As for Ohio State specifically, Smith doesn’t expect the new guidelines to have much impact on OSU and the NIL collectives supporting Ohio State athletes because OSU had already instructed those collectives not to make deals with recruits. From the beginning, Smith has wanted Ohio State’s focus to be on helping its current athletes benefit from NIL, which he thinks will ultimately help Ohio State in recruiting without any recruiting inducements being necessary.
“I asked our team to make sure we focus 100% on our current student-athletes. And so when recruits come to us, they see what our student-athletes are doing,” Smith said. “So helping our current kids take advantage of NIL the right way, and getting our environment, really everybody getting comfortable. People and corporations and everybody should feel comfortable doing this with our student-athletes. It's okay. And that's part of our challenge is getting everybody to embrace it.”
Although he doesn’t think the recruiting inducements that have been associated with NIL are a good thing for college sports, Smith is still glad athletes are able to profit from their name, image and likeness, which he thinks has been a “huge” net positive for college athletes.

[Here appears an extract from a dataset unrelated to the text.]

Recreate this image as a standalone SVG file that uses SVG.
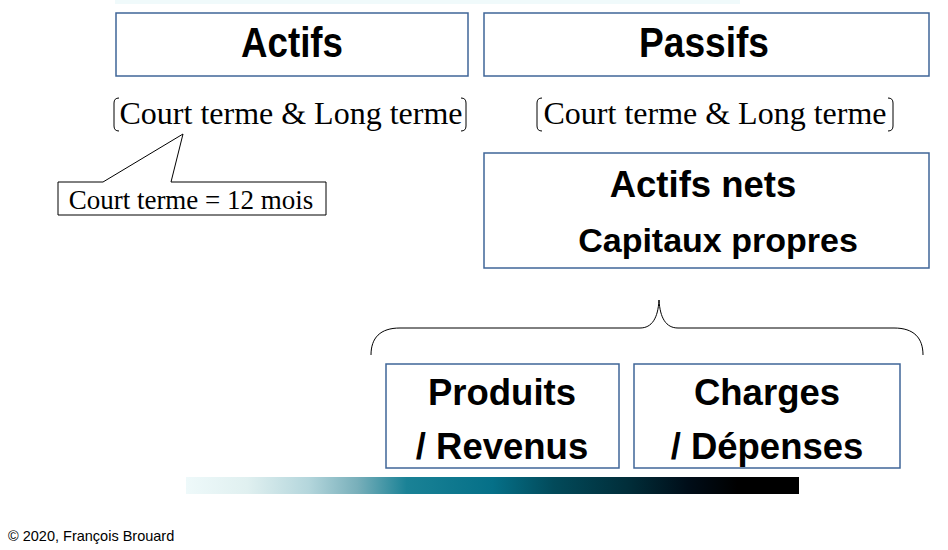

“A number of our student-athletes are doing exceptionally well. They're learning a lot. We have more questions around taxes in April than I ever thought we’d get, because you gotta pay taxes,” Smith said. “So I just think it's a great educational tool. I think it's a great opportunity, particularly for those who have financial need, be it helping your family or be it the fact that they're on partial scholarship, and now they're mitigating potential debt that they may graduate with. So I think it's working. What we have to do is kill this inducement space in the recruiting area, those issues around that, but at the end of the day, it’s working.”